This repository contains code for a text classification experiment using embeddings for the Luganda text corpus. In this experiment, we utilized Support Vector Machine (SVM) as the classification model and performed hyper-parameter tuning to optimize its performance. Due to limitations imposed by the Cohere API for free users, the dataset was sampled to 500 samples for training and evaluation purposes.
- Model: Support Vector Machine (SVM)
- Data: Luganda Text Corpus
- Data Size: 500 samples (due to API limitations)
- Embeddings: Utilized embeddings for text representation
- Validation Accuracy: 45.6%
-
Data Sampling: Due to limitations in the Cohere API for free users, the Luganda text corpus was sampled to 500 data points for the experiment.
-
Text Embeddings: Text data was converted into embeddings to enable numerical representation for the SVM model.

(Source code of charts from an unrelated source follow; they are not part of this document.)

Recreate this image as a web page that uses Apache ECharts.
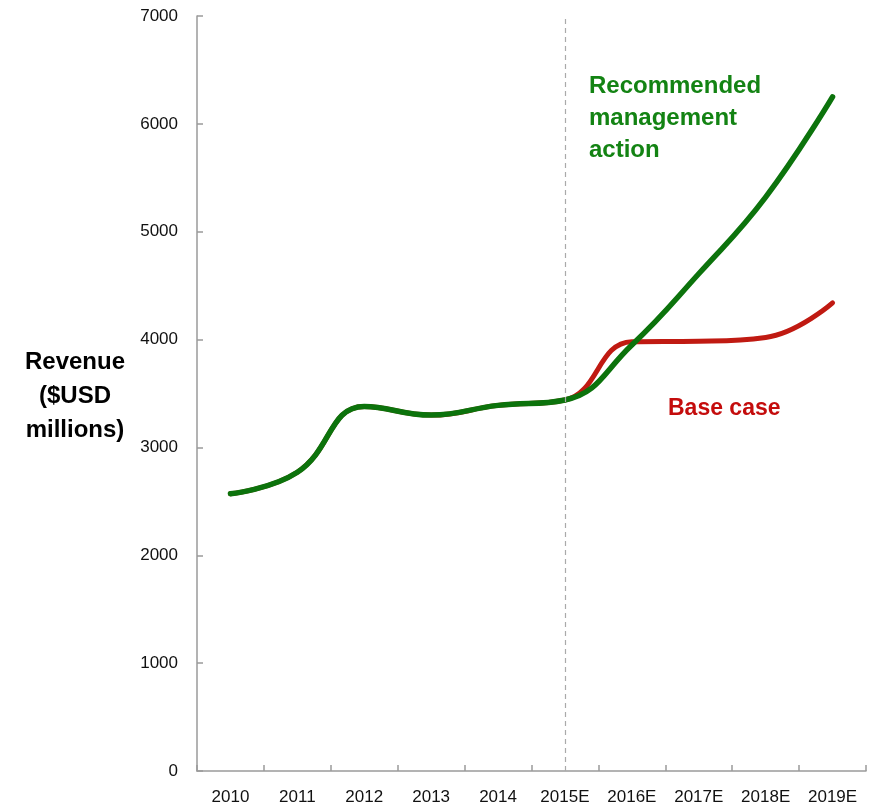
<!DOCTYPE html>
<html>
<head>
<meta charset="utf-8">
<style>
  html, body { margin: 0; padding: 0; background: #fff; }
  #chart { width: 877px; height: 807px; }
</style>
<script src="https://cdn.jsdelivr.net/npm/echarts@6/dist/echarts.min.js"></script>
</head>
<body>
<div id="chart"></div>
<script>
// Years on the horizontal axis (E = estimate)
const years = ['2010', '2011', '2012', '2013', '2014', '2015E', '2016E', '2017E', '2018E', '2019E'];

// Revenue, $USD millions
const baseCase = [2570, 2770, 3380, 3300, 3390, 3440, 3980, 3985, 4020, 4340];
const recommended = [2570, 2770, 3380, 3300, 3390, 3440, 3950, 4610, 5320, 6250];

// Value-axis ticks
const yMin = 0, yMax = 7000, yStep = 1000;

const GREEN = '#0c730c';
const RED = '#c01a12';
const AXIS = '#9a9a9a';
const FONT = '"Liberation Sans", Arial, sans-serif';

const chart = echarts.init(document.getElementById('chart'));
chart.setOption({
  animation: false,
  backgroundColor: '#fff',
  grid: { left: 197, right: 11, top: 16, bottom: 36, containLabel: false },
  xAxis: {
    type: 'category',
    data: years,
    boundaryGap: true,
    axisLine: { lineStyle: { color: AXIS, width: 1.5 } },
    axisTick: { show: true, inside: true, length: 6, alignWithLabel: false, lineStyle: { color: AXIS, width: 1.5 } },
    axisLabel: { color: '#111', fontFamily: FONT, fontSize: 17, margin: 18 },
    splitLine: { show: false }
  },
  yAxis: {
    type: 'value',
    min: yMin, max: yMax, interval: yStep,
    axisLine: { show: true, lineStyle: { color: AXIS, width: 1.5 } },
    axisTick: { show: true, inside: true, length: 6, lineStyle: { color: AXIS, width: 1.5 } },
    axisLabel: { color: '#111', fontFamily: FONT, fontSize: 17, margin: 19, formatter: v => String(v) },
    splitLine: { show: false }
  },
  series: [
    {
      name: 'Base case',
      type: 'line',
      data: baseCase,
      smooth: 0.45,
      symbol: 'none',
      z: 2,
      lineStyle: { color: RED, width: 5, cap: 'round' }
    },
    {
      name: 'Recommended management action',
      type: 'line',
      data: recommended,
      smooth: 0.45,
      symbol: 'none',
      z: 3,
      lineStyle: { color: GREEN, width: 5.5, cap: 'round' },
      markLine: {
        silent: true,
        symbol: 'none',
        label: { show: false },
        lineStyle: { color: '#aaaaaa', type: [5, 4], width: 1.2 },
        data: [{ xAxis: '2015E' }]
      }
    }
  ],
  graphic: [
    {
      type: 'text', x: 75, y: 345,
      style: {
        text: 'Revenue\n($USD\nmillions)',
        fill: '#000', font: 'bold 24px ' + FONT,
        align: 'center', lineHeight: 34
      }
    },
    {
      type: 'text', left: 589, top: 70,
      style: {
        text: 'Recommended\nmanagement\naction',
        fill: '#138313', font: 'bold 24px ' + FONT, lineHeight: 32
      }
    },
    {
      type: 'text', left: 668, top: 397,
      style: { text: 'Base case', fill: '#c40c0c', font: 'bold 23px ' + FONT }
    }
  ]
});
</script>
</body>
</html>
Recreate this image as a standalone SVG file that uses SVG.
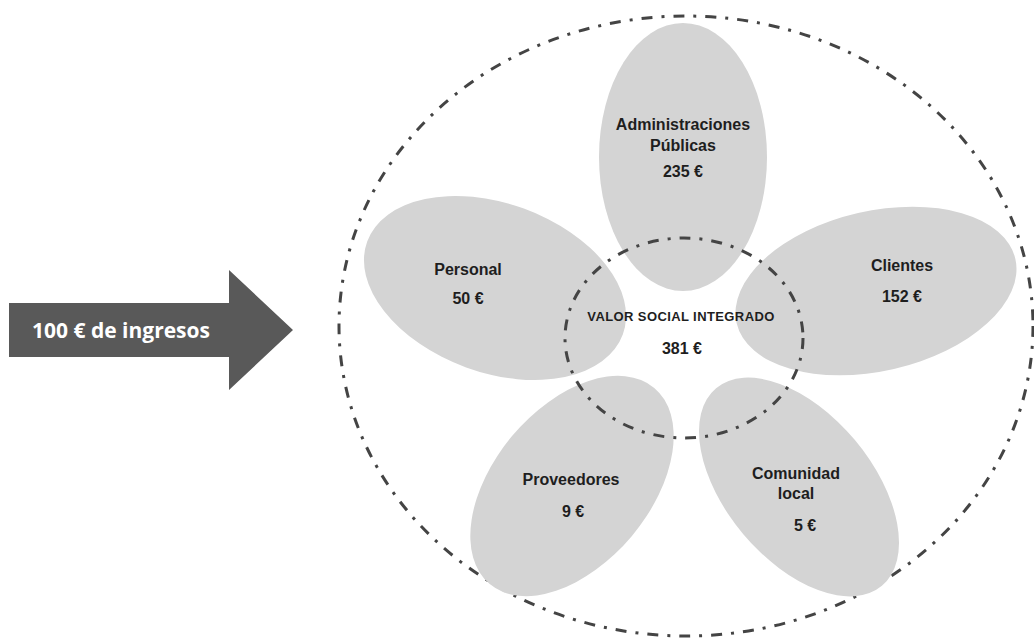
<svg xmlns="http://www.w3.org/2000/svg" width="1034" height="639" viewBox="0 0 1034 639">
  <style>
    .petal { fill: #d4d4d4; }
    .ring { fill: none; stroke: #444444; stroke-width: 3; stroke-dasharray: 11 9 3 9; stroke-linecap: butt; }
    .lbl { font-family: "Liberation Sans", Arial, sans-serif; font-weight: bold; font-size: 16px; fill: #1e1e1e; text-anchor: middle; }
    .core { font-size: 13px; letter-spacing: 0.4px; }
    .arrow { fill: #595959; }
    .arrow-lbl { font-family: "Open Sans", "Liberation Sans", sans-serif; font-weight: bold; font-size: 21px; fill: #ffffff; }
  </style>

  <rect width="1034" height="639" fill="#ffffff"/>

  <!-- income arrow -->
  <g id="ingresos">
    <polygon class="arrow" points="9,303 229,303 229,270 293,330 229,390 229,357 9,357"/>
    <text class="arrow-lbl" x="32" y="338">100 € de ingresos</text>
  </g>

  <!-- outer boundary -->
  <g id="contorno">
    <ellipse class="ring" cx="686" cy="326" rx="347" ry="310"/>
  </g>

  <!-- stakeholder petals -->
  <g id="administraciones">
    <ellipse class="petal" cx="683" cy="157" rx="84" ry="134"/>
    <text class="lbl" x="683" y="130">Administraciones</text>
    <text class="lbl" x="683" y="151">Públicas</text>
    <text class="lbl" x="683" y="177">235 €</text>
  </g>

  <g id="personal">
    <ellipse class="petal" cx="495" cy="288" rx="136" ry="84.5" transform="rotate(20 495 288)"/>
    <text class="lbl" x="468" y="275">Personal</text>
    <text class="lbl" x="468" y="304">50 €</text>
  </g>

  <g id="clientes">
    <ellipse class="petal" cx="876" cy="291" rx="143" ry="80" transform="rotate(-13 876 291)"/>
    <text class="lbl" x="902" y="271">Clientes</text>
    <text class="lbl" x="902" y="302">152 €</text>
  </g>

  <g id="proveedores">
    <ellipse class="petal" cx="572" cy="486" rx="128" ry="78" transform="rotate(-50 572 486)"/>
    <text class="lbl" x="571" y="485">Proveedores</text>
    <text class="lbl" x="573" y="517">9 €</text>
  </g>

  <g id="comunidad">
    <ellipse class="petal" cx="799" cy="487" rx="129" ry="73" transform="rotate(50 799 487)"/>
    <text class="lbl" x="796" y="479">Comunidad</text>
    <text class="lbl" x="796" y="499">local</text>
    <text class="lbl" x="805" y="531">5 €</text>
  </g>

  <!-- integrated social value core -->
  <g id="valor-social">
    <ellipse class="ring" cx="684" cy="338" rx="119" ry="100"/>
    <text class="lbl core" x="681" y="321">VALOR SOCIAL INTEGRADO</text>
    <text class="lbl" x="682" y="354">381 €</text>
  </g>
</svg>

Embeddings play a crucial role in capturing semantic meanings of words and phrases, enhancing the model's understanding of the text.
-
Model Selection: SVM was chosen as the classification model due to its effectiveness in text classification tasks and its ability to handle high-dimensional data like embeddings.
-
Hyper-parameter Tuning: Hyper-parameter tuning was performed to optimize the SVM model's performance. Various hyper-parameters such as C, kernel type, and gamma were tuned to achieve the best results.
-
Training and Evaluation: The model was trained on the sampled dataset and evaluated using validation data. The validation accuracy obtained was 45.6%, indicating the model's ability to correctly classify Luganda text samples.